5 lakh bags of garbage cleared from railway tracks in Mumbaimumbai Updated: Dec 20, 2017 09:54 IST
Garbage collected by the CR kept at Masjid station on Wednesday. (Bhushyan Koyande/HT)
Paying heed to the complaints it has been receiving from the citizens’ groups daily, the Central Railways (CR) has started clearing garbage lining the railway tracks.
Railway officials said 30,000 cubic metres of garbage was cleared from five locations between October and December. “Our plan is to collect 1,60,000 cubic metres of garbage in the next six months,” said Sunil Udasi, chief public relations officer, CR. “We have already collected more than 5 lakh garbage bags from these five locations. It is being slowly transported to city dumping grounds with the help of municipal corporation.”
HT had reported in February that citizens’ groups had started a twitter campaign to draw the attention of railway authorities to the dirty tracks on the Central and Western Railways. Dharmesh Barai from NGO Environment Life had identified 10 spots along railway tracks that had large quantities of garbage.

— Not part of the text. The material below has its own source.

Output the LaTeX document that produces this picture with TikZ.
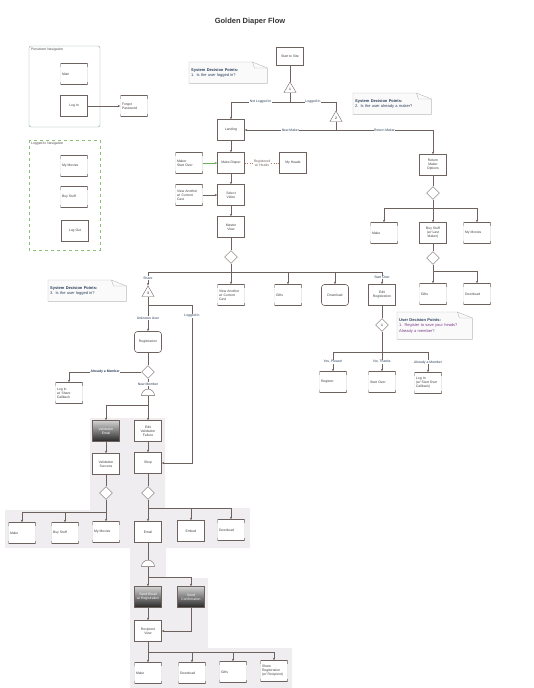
\documentclass[tikz,border=0pt]{standalone}
\usepackage{fontspec}
\setmainfont{Liberation Sans}
\usetikzlibrary{arrows.meta, positioning, shapes.geometric, calc, backgrounds}
\definecolor{inkline}{HTML}{6E625E}
\definecolor{navy}{HTML}{2B3E5C}
\definecolor{framegreen}{HTML}{8DBF7A}
\definecolor{frameteal}{HTML}{7FA3A8}
\definecolor{greyfill}{HTML}{EFEDF0}
\definecolor{plum}{HTML}{7E3B8A}
\definecolor{leafgreen}{HTML}{6BAF5C}
\definecolor{rust}{HTML}{C0785A}
\tikzset{
  tx/.style={font=\fontsize{3.4}{4.1}\selectfont},
  block/.style={rectangle, draw=inkline, line width=0.4pt, fill=white, text=black!75,
    minimum width=27pt, minimum height=21pt, align=center, inner sep=1pt, tx},
  blockSoft/.style={block, draw=none, align=left, text width=24pt,
    path picture={
      \draw[gray!25, line width=0.8pt] (path picture bounding box.north west) rectangle (path picture bounding box.south east);
      \draw[inkline, line width=0.8pt]
        ([yshift=-3pt]path picture bounding box.north west) -- (path picture bounding box.north west)
        -- (path picture bounding box.north east) -- ([yshift=-3pt]path picture bounding box.north east)
        ([yshift=3pt]path picture bounding box.south west) -- (path picture bounding box.south west)
        -- (path picture bounding box.south east) -- ([yshift=3pt]path picture bounding box.south east);
    }},
  blockRound/.style={block, rounded corners=3pt, line width=0.6pt},
  blockDark/.style={block, top color=gray!35, bottom color=black!85, text=white},
  decision/.style={diamond, draw=inkline, fill=white, minimum size=13pt, inner sep=0pt, tx},
  gate/.style={regular polygon, regular polygon sides=3, draw=inkline, fill=white,
    minimum size=14pt, inner sep=0pt, tx},
  merge/.style={semicircle, draw=inkline, fill=white, minimum width=13pt, inner sep=0pt},
  line/.style={inkline, line width=0.4pt},
  arrow/.style={line, -{Stealth[length=2.6pt, width=2.2pt]}},
  linelabel/.style={tx, fill=white, inner sep=0.5pt, text=navy, align=center},
  note/.style={align=left, text=navy, inner sep=2pt, anchor=north west,
    font=\fontsize{4}{5.4}\selectfont, text width=74pt, minimum height=21pt},
  notefr/.style={draw=gray!55, fill=gray!4, line width=0.4pt},
  navframe/.style={draw=frameteal, rounded corners=2pt, line width=0.4pt},
}
\newcommand{\foldnote}[1]{%
  \begin{scope}[on background layer]
    \draw[notefr] (#1.south west) -- (#1.north west) -- ([xshift=-15pt]#1.north east)
      -- ([yshift=-6pt]#1.north east) -- (#1.south east) -- cycle;
    \draw[notefr, fill=none] ([xshift=-15pt]#1.north east) -- ([xshift=-13pt,yshift=-6pt]#1.north east)
      -- ([yshift=-6pt]#1.north east);
  \end{scope}}

\begin{document}
\begin{tikzpicture}[x=1pt, y=-1pt]
\useasboundingbox (0,0) rectangle (533,688);
% highlighted path
\fill[greyfill] (90,418) -- (165,418) -- (165,508) -- (250,508) -- (250,548)
  -- (166,548) -- (166,578) -- (208,578) -- (208,648) -- (292,648) -- (292,688)
  -- (130,688) -- (130,548) -- (5,548) -- (5,510) -- (90,510) -- cycle;

\node[font=\bfseries\fontsize{7.5}{9}\selectfont, text=black!80] (title) at (250,22) {Golden Diaper Flow};

% navigation panels
\draw[navframe] (29,46) rectangle (100,127);
\node[tx, anchor=north west, inner sep=1pt, text=black!70] (navA) at (30,47) {Persistent Navigation};
\node[blockSoft] (main) at (74,74) {Main};
\node[block] (login) at (74,106) {Log In};
\node[blockSoft] (forgot) at (134,106) {Forgot\\Password};
\draw[arrow] (login) -- (forgot);

\draw[navframe, draw=framegreen, dashed, rounded corners=0pt] (29,140) rectangle (100,250);
\node[tx, anchor=north west, inner sep=1pt, text=black!70] (navB) at (30,141) {Logged In Navigation};
\node[blockSoft] (navmovies) at (74,166) {My Movies};
\node[blockSoft] (navbuy) at (74,197) {Buy Stuff};
\node[block] (logout) at (75,231) {Log Out};

% decision notes
\node[note] (note1) at (189,62) {\textbf{System Decision Points:}\\1. Is the user logged in?};
\foldnote{note1}
\node[note] (note2) at (353,93) {\textbf{System Decision Points:}\\2. Is the user already a maker?};
\foldnote{note2}
\node[note] (note3) at (48,280) {\textbf{System Decision Points:}\\3. Is the user logged in?};
\foldnote{note3}
\node[note, minimum height=27pt, text width=71pt] (note4) at (397,312)
  {\textbf{User Decision Points:}\\\textcolor{plum}{1. Register to save your heads?}\\\textcolor{plum}{Already a member?}};
\foldnote{note4}

% entry
\node[block, minimum height=18pt] (start) at (290,56) {Start to Site};
\node[gate] (g1) at (290,89) {1};
\coordinate (j1) at (290,102);
\node[block] (landing) at (231,130) {Landing};
\node[gate] (g2) at (336,118) {2};
\coordinate (j2) at (336,130);
\node[block] (ret) at (433,165) {Return\\Maker\\Options};
\draw[line] (start) -- (g1);
\draw[line] (g1) -- (j1);
\draw[arrow] (j1) -- node[linelabel]{Not Logged In} (j1 -| landing) -- (landing);
\draw[line] (j1) -- node[linelabel]{Logged In} (j1 -| g2) -- (g2);
\draw[arrow] (g2) -- (j2) -- node[linelabel]{New Maker} (landing);
\draw[arrow] (j2) -- node[linelabel]{Return Maker} (j2 -| ret) -- (ret);

% return maker
\node[decision] (d2) at (433,193) {};
\coordinate (j3) at (433,208);
\node[blockSoft] (rmake) at (384,233) {Make};
\node[block] (rbuy) at (433,233) {Buy Stuff\\(w/ Last\\Maker)};
\node[blockSoft] (rmovies) at (477,233) {My Movies};
\draw[line] (ret) -- (d2);
\draw[arrow] (d2) -- (rbuy);
\draw[arrow] (j3) -| (rmake);
\draw[arrow] (j3) -| (rmovies);
\node[decision] (d3) at (433,258) {};
\coordinate (j4) at (433,271);
\node[blockSoft] (rgifts) at (433,294) {Gifts};
\node[blockSoft] (rdown) at (477,294) {Download};
\draw[line] (rbuy) -- (d3);
\draw[arrow] (d3) -- (rgifts);
\draw[arrow] (j4) -| (rdown);

% new maker
\node[block] (makediaper) at (231,163) {Make Diaper};
\node[blockSoft] (startover) at (189,163) {Maker\\Start Over};
\node[block] (myheads) at (293,163) {My Heads};
\draw[arrow] (landing) -- (makediaper);
\draw[arrow, leafgreen] (startover) -- (makediaper);
\draw[line, rust, dotted] (makediaper) -- node[linelabel, text=inkline]{Registered\\w/ Heads} (myheads);
\node[block] (select) at (231,195) {Select\\Video};
\node[blockSoft] (another) at (189,195) {View Another\\w/ Current\\Cast};
\draw[arrow] (makediaper) -- (select);
\draw[arrow] (another) -- (select);
\node[block] (master) at (231,227) {Master\\View};
\draw[arrow] (select) -- (master);
\node[decision] (d1) at (231,257) {};
\coordinate (j5) at (231,272);
\draw[line] (master) -- (d1);
\draw[line] (d1) -- (j5);
\node[gate] (g3) at (148,293) {3};
\node[blockSoft] (another2) at (231,295) {View Another\\w/ Current\\Cast};
\node[blockSoft] (gifts) at (288,295) {Gifts};
\node[blockRound] (download) at (335,295) {Download};
\node[block] (editreg) at (382,295) {Edit\\Registration};
\draw[arrow] (j5) -| node[linelabel, pos=0.72]{Share} (g3);
\draw[arrow] (j5) -- (another2);
\draw[arrow] (j5) -| (gifts);
\draw[arrow] (j5) -| (download);
\draw[arrow] (j5) -| node[linelabel, pos=0.72]{Start Over} (editreg);

% user decision
\node[decision] (d7) at (382,325) {1};
\coordinate (j6) at (382,352);
\node[blockSoft] (register) at (333,382) {Register};
\node[blockSoft] (startover2) at (382,382) {Start Over};
\node[blockSoft] (login3) at (428,383) {Log In\\(w/ Start Over\\Callback)};
\draw[line] (editreg) -- (d7);
\draw[line] (d7) -- (j6);
\draw[arrow] (j6) -| node[linelabel, pos=0.75]{Yes, Please!} (register);
\draw[arrow] (j6) -- node[linelabel]{No, Thanks} (startover2);
\draw[arrow] (j6) -| node[linelabel, pos=0.75]{Already a Member} (login3);

% share flow
\coordinate (j7) at (148,305);
\coordinate (j8) at (192,463);
\node[blockRound] (registration) at (148,342) {Registration};
\node[block] (shop) at (148,463) {Shop};
\draw[line] (g3) -- (j7);
\draw[arrow] (j7) -- node[linelabel]{Unknown User} (registration);
\draw[arrow] (j7) -| node[linelabel, pos=0.535]{Logged In} (j8) -- (shop);
\node[decision] (d4) at (148,372) {};
\node[blockSoft] (loginshare) at (69,393) {Log In\\w/ Share\\Callback};
\node[merge] (m1) at (148,393) {};
\draw[line] (registration) -- (d4);
\draw[arrow] (d4) -| node[linelabel, pos=0.25, font=\bfseries\fontsize{3.4}{4.1}\selectfont]{Already a Member} (loginshare);
\draw[line] (d4) -- node[linelabel]{New Member} (m1);
\coordinate (j9) at (148,405);
\node[blockDark] (valemail) at (106,431) {Validation\\Email};
\node[block] (valfail) at (148,431) {Edit\\Validation\\Failure};
\draw[line] (m1) -- (j9);
\draw[arrow] (j9) -| (valemail);
\draw[arrow] (j9) -- (valfail);
\node[block] (valok) at (106,464) {Validation\\Success};
\draw[arrow] (valemail) -- (valok);
\draw[arrow] (valfail) -- (shop);
\node[decision] (d5) at (106,493) {};
\node[decision] (d6) at (148,493) {};
\draw[line] (valok) -- (d5);
\draw[line] (shop) -- (d6);
\coordinate (j10) at (106,512);
\node[blockSoft] (lmake) at (22,533) {Make};
\node[blockSoft] (lbuy) at (65,533) {Buy Stuff};
\node[blockSoft] (lmovies) at (106,532) {My Movies};
\draw[arrow] (d5) -- (lmovies);
\draw[arrow] (j10) -| (lmake);
\draw[arrow] (j10) -| (lbuy);
\coordinate (j11) at (148,508);
\node[block] (email) at (148,532) {Email};
\node[block] (embed) at (191,531) {Embed};
\node[blockSoft] (ldown) at (231,530) {Download};
\draw[arrow] (d6) -- (email);
\draw[arrow] (j11) -| (embed);
\draw[arrow] (j11) -| (ldown);
\node[merge] (m2) at (148,564) {};
\coordinate (j12) at (148,577);
\node[blockDark] (sendemail) at (148,597) {Send Email\\w/ Registration};
\node[blockDark] (sendconf) at (191,597) {Send\\Confirmation};
\draw[line] (email) -- (m2);
\draw[arrow] (m2) -- (sendemail);
\draw[arrow] (j12) -| (sendconf);
\node[block] (recipient) at (148,631) {Recipient\\View};
\coordinate (j13) at (191,631);
\draw[arrow] (sendemail) -- (recipient);
\draw[arrow] (sendconf) -- (j13) -- (recipient);
\coordinate (j14) at (148,652);
\node[blockSoft] (bmake) at (148,673) {Make};
\node[blockSoft] (bdown) at (192,673) {Download};
\node[blockSoft] (bgifts) at (233,672) {Gifts};
\node[blockSoft] (bshare) at (274,671) {Share\\Registration\\(w/ Recipient)};
\draw[arrow] (recipient) -- (bmake);
\draw[arrow] (j14) -| (bdown);
\draw[arrow] (j14) -| (bgifts);
\draw[arrow] (j14) -| (bshare);
\end{tikzpicture}
\end{document}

CR officials said garbage has been cleared from tracks near Chhatrapati Shivaji Maharaj Terminus (CSMT), Masjid Bunder, Thane, Parsik tunnel area, and Dharavi.
“The clean-up drive has already witnessed collection of lakhs of garbage bags from just five locations. As per our internal discussions, we have decided to execute the collection block-by-block, in a sequential manner. In the coming months, we will be moving northwards and focusing on sections between every station,” said Udasi.
He added that the Brihanmumbai Municipal Corporation (BMC) had been roped in to identify markets, offices and residential buildings that have been dumping garbage on the railway tracks. Officials from the BMC’s solid waste management (SWM) department said they identified two main sources of garbage – residential complexes and slums and trash carried by nullahs.
“The main issue is domestic waste, and to control the issue, we have ensured that basic level of segregation is happening at all housing societies,” said a senior SWM official. “Awareness drives have been conducted at slum areas along railway lines, and the number of dumper trucks has also been increased at these locations for faster collection.”
Barai pointed out that notices need to be issued to societies and slum dwellers dumping waste on the tracks. “We welcome the long-awaited efforts taken by the railway authorities. However, strict monitoring needs to be done regularly along these tracks. Societies and markets that continue dumping garbage need to be penalised by either the BMC or railways,” he said. “Nullahs with outfalls along the railway lines also need a trash collection and removal system.”
While the developments have taken place only along the central line, the garbage problem persists along the western line as well. Officials from the Western Railways were not available for a comment.